§ **TO DO**
Search the data below for "image"; list each line that holds it.

§ **RECORDS FOR THIS TASK**
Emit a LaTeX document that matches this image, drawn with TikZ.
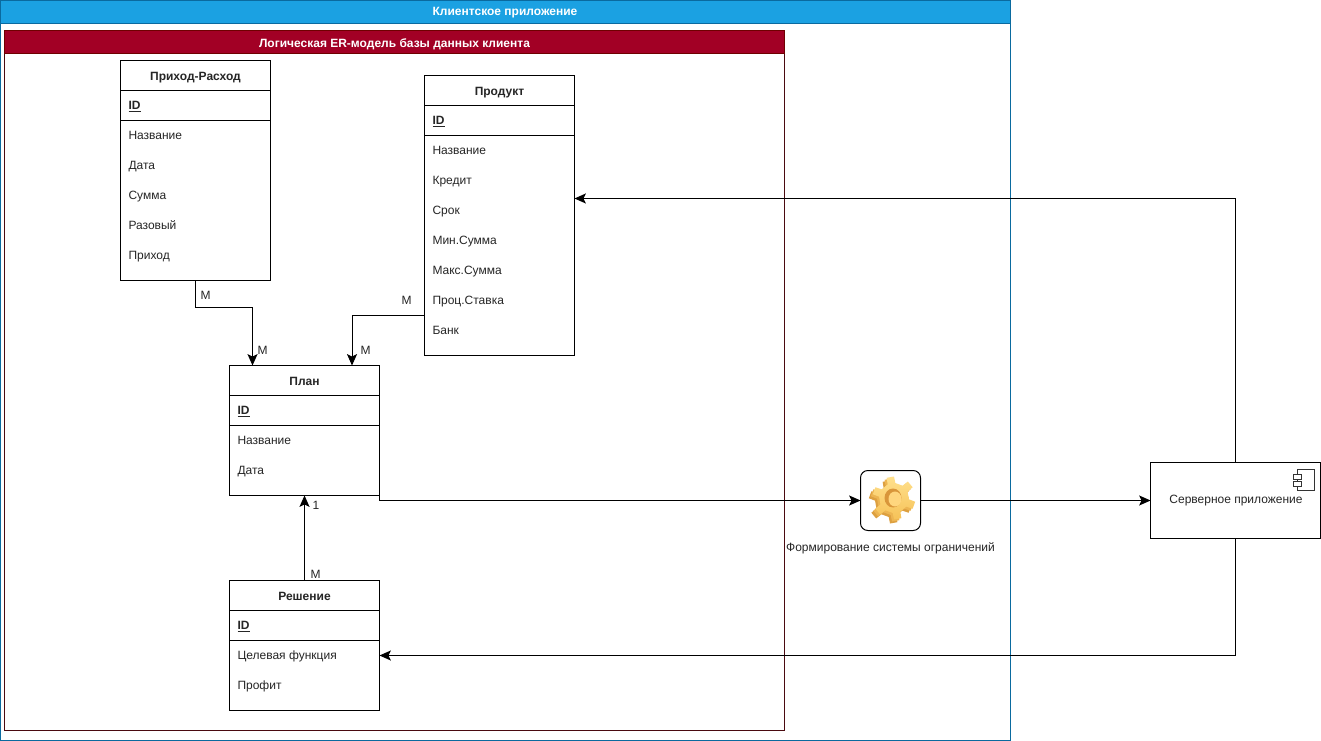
\documentclass[tikz,border=0pt]{standalone}
\usepackage{fontspec}
\setmainfont{Liberation Sans}
\usetikzlibrary{arrows.meta,calc}
\definecolor{bluehead}{HTML}{1BA1E2}
\definecolor{blueline}{HTML}{0A6A9F}
\definecolor{redhead}{HTML}{A20025}
\definecolor{redline}{HTML}{6F0000}
\definecolor{redframe}{HTML}{4A0A10}
\definecolor{gearside}{HTML}{DDA040}
\definecolor{gearmid}{HTML}{EDB552}
\definecolor{geartop}{HTML}{FFE08C}
\definecolor{gearlow}{HTML}{F6C258}
\definecolor{gearhole}{HTML}{D9963A}
\definecolor{gearin}{HTML}{FFD67E}
\tikzset{
  x=0.75pt,y=-0.75pt,
  every node/.style={font=\fontsize{9}{11}\selectfont,text=black!85,outer sep=0pt},
  box/.style={draw=black,line width=0.75pt,fill=white,inner sep=0pt},
  rowtxt/.style={anchor=west,inner sep=0pt,text height=7pt,text depth=2pt},
  titletxt/.style={inner sep=0pt,font=\fontsize{9}{11}\selectfont\bfseries,text height=7pt,text depth=2pt},
  headtxt/.style={inner sep=0pt,text=white,font=\fontsize{9}{11}\selectfont\bfseries},
  lbl/.style={inner sep=0pt},
  link/.style={draw=black,line width=0.75pt,-{Stealth[length=8.5pt,width=7.5pt,inset=1.8pt]}},
  plain/.style={draw=black,line width=0.75pt},
}
% name, left, top, height, title, rows
\newcommand{\entitybox}[6]{%
  \node[box,anchor=north west,minimum width=112.5pt,minimum height=#4*0.75pt] (#1) at (#2,#3) {};
  \draw[plain] (#2,#3+30) -- ++(150,0);
  \draw[plain] (#2,#3+60) -- ++(150,0);
  \node[titletxt] (#1title) at (#2+75,#3+16.5) {#5};
  \node[rowtxt,font=\fontsize{9}{11}\selectfont\bfseries] (#1id) at (#2+8,#3+46) {\underline{ID}};
  \foreach \r [count=\i] in {#6} {
    \node[rowtxt] (#1row\i) at (#2+8,#3+46+\i*30) {\r};
  }
}
\newcommand{\gearshape}{
  (-5:15)
  \foreach \a in {20,80,...,320} {
    -- ({\a-15}:15) -- ({\a-10}:21.5) -- ({\a+10}:21.5) -- ({\a+15}:15) -- ({\a+45}:15)
  } -- cycle
}
\begin{document}
\begin{tikzpicture}
\useasboundingbox (0,0) rectangle (1321,741);
% outer lane
\node[draw=blueline,line width=0.75pt,fill=white,anchor=north west,minimum width=757.5pt,minimum height=555pt,inner sep=0pt] (client) at (0.5,0.5) {};
\node[draw=blueline,line width=0.75pt,fill=bluehead,anchor=north west,minimum width=757.5pt,minimum height=17.25pt,inner sep=0pt] (clienthead) at (0.5,0.5) {};
\node[headtxt] (clienttitle) at (505,13) {Клиентское приложение};
% inner lane
\node[draw=redframe,line width=0.75pt,fill=white,anchor=north west,minimum width=585pt,minimum height=525pt,inner sep=0pt] (model) at (4.5,30.5) {};
\node[draw=redline,line width=0.75pt,fill=redhead,anchor=north west,minimum width=585pt,minimum height=17.25pt,inner sep=0pt] (modelhead) at (4.5,30.5) {};
\node[headtxt] (modeltitle) at (394.5,44) {Логическая ER-модель базы данных клиента};
% entities
\entitybox{income}{120.5}{60.5}{220}{Приход-Расход}{Название,Дата,Сумма,Разовый,Приход}
\entitybox{product}{424.5}{75.5}{280}{Продукт}{Название,Кредит,Срок,Мин.Сумма,Макс.Сумма,Проц.Ставка,Банк}
\entitybox{plan}{229.5}{365.5}{130}{План}{Название,Дата}
\entitybox{solution}{229.5}{580.5}{130}{Решение}{Целевая функция,Профит}
% gear
\node[draw=black,line width=0.75pt,fill=white,rounded corners=5.5pt,anchor=north west,minimum width=45pt,minimum height=45pt,inner sep=0pt] (gear) at (860.5,470.5) {};
\begin{scope}[shift={(890,502)}]
  \fill[gearside] \gearshape;
\end{scope}
\begin{scope}[shift={(892,500)}]
  \fill[gearmid] \gearshape;
\end{scope}
\begin{scope}[shift={(894,498)}]
  \shade[top color=geartop,bottom color=gearlow] \gearshape;
  \fill[gearhole] (-1,0) ellipse [x radius=8.5,y radius=9.5];
  \fill[gearin] (1,1) ellipse [x radius=6.5,y radius=7.5];
\end{scope}
\node[lbl] (gearlabel) at (890.5,548.5) {Формирование системы ограничений};
% server
\node[box,anchor=north west,minimum width=127.5pt,minimum height=57pt] (server) at (1150.5,462.5) {};
\node[lbl] (servertext) at (1236,501) {Серверное приложение};
\node[draw=black!80,line width=0.75pt,fill=white,anchor=north west,minimum width=12.75pt,minimum height=15.5pt,inner sep=0pt] (compbody) at (1297.5,469.5) {};
\node[draw=black!80,line width=0.75pt,fill=white,anchor=north west,minimum width=6pt,minimum height=3.4pt,inner sep=0pt] (comptab1) at (1293.5,474.5) {};
\node[draw=black!80,line width=0.75pt,fill=white,anchor=north west,minimum width=6pt,minimum height=3.4pt,inner sep=0pt] (comptab2) at (1293.5,481.5) {};
% connector end points
\coordinate (a1) at (195.5,280.5);
\coordinate (a2) at (195.5,307.5);
\coordinate (a3) at (252.5,307.5);
\coordinate (a4) at (252.5,365.5);
\coordinate (b1) at (424.5,300);
\coordinate (b2) at (424.5,315.5);
\coordinate (b3) at (352,315.5);
\coordinate (b4) at (352,365.5);
\coordinate (c1) at (379.5,470);
\coordinate (c2) at (379.5,500.5);
\coordinate (d1) at (304.5,580.5);
\coordinate (d2) at (304.5,495.5);
\coordinate (e1) at (920.5,500.5);
\coordinate (e2) at (1150.5,500.5);
\coordinate (e3) at (860.5,500.5);
\coordinate (f1) at (1235.5,462.5);
\coordinate (f2) at (1235.5,198.5);
\coordinate (f3) at (574.5,198.5);
\coordinate (g1) at (1235.5,538.5);
\coordinate (g2) at (1235.5,655.5);
\coordinate (g3) at (379.5,655.5);
% connectors
\draw[link] (a1) -- (a2) -- (a3) -- (a4);
\draw[link] (b1) -- (b2) -- (b3) -- (b4);
\draw[link] (c1) -- (c2) -- (e3);
\draw[link] (d1) -- (d2);
\draw[link] (e1) -- (e2);
\draw[link] (f1) -- (f2) -- (f3);
\draw[link] (g1) -- (g2) -- (g3);
% labels
\node[lbl] (m1) at (205.5,295) {M};
\node[lbl] (m2) at (262.5,350) {M};
\node[lbl] (m3) at (406.5,300) {M};
\node[lbl] (m4) at (365.5,350) {M};
\node[lbl] (one) at (316,505) {1};
\node[lbl] (m5) at (315.5,574.5) {M};
\end{tikzpicture}
\end{document}
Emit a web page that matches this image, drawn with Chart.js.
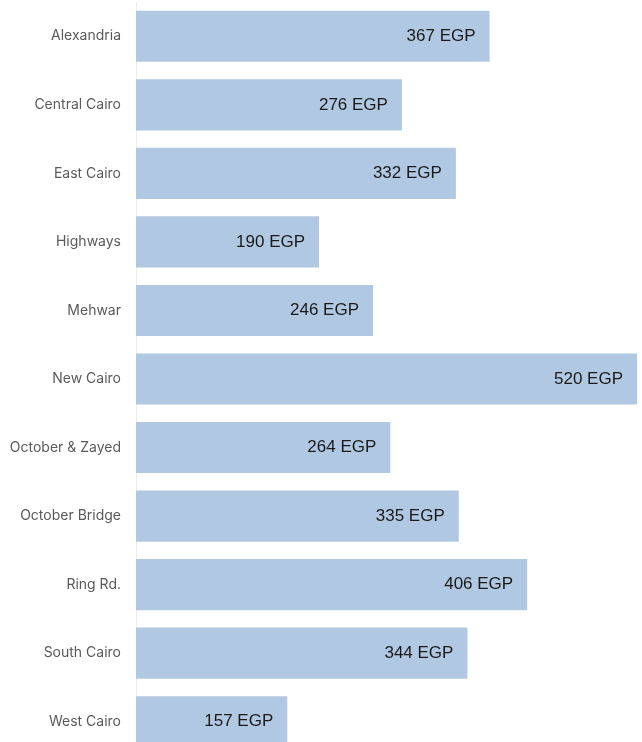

§ **TASK RESULT**
Emit a LaTeX document that matches this image, drawn with TikZ.
Emit a web page that matches this image, drawn with Chart.js.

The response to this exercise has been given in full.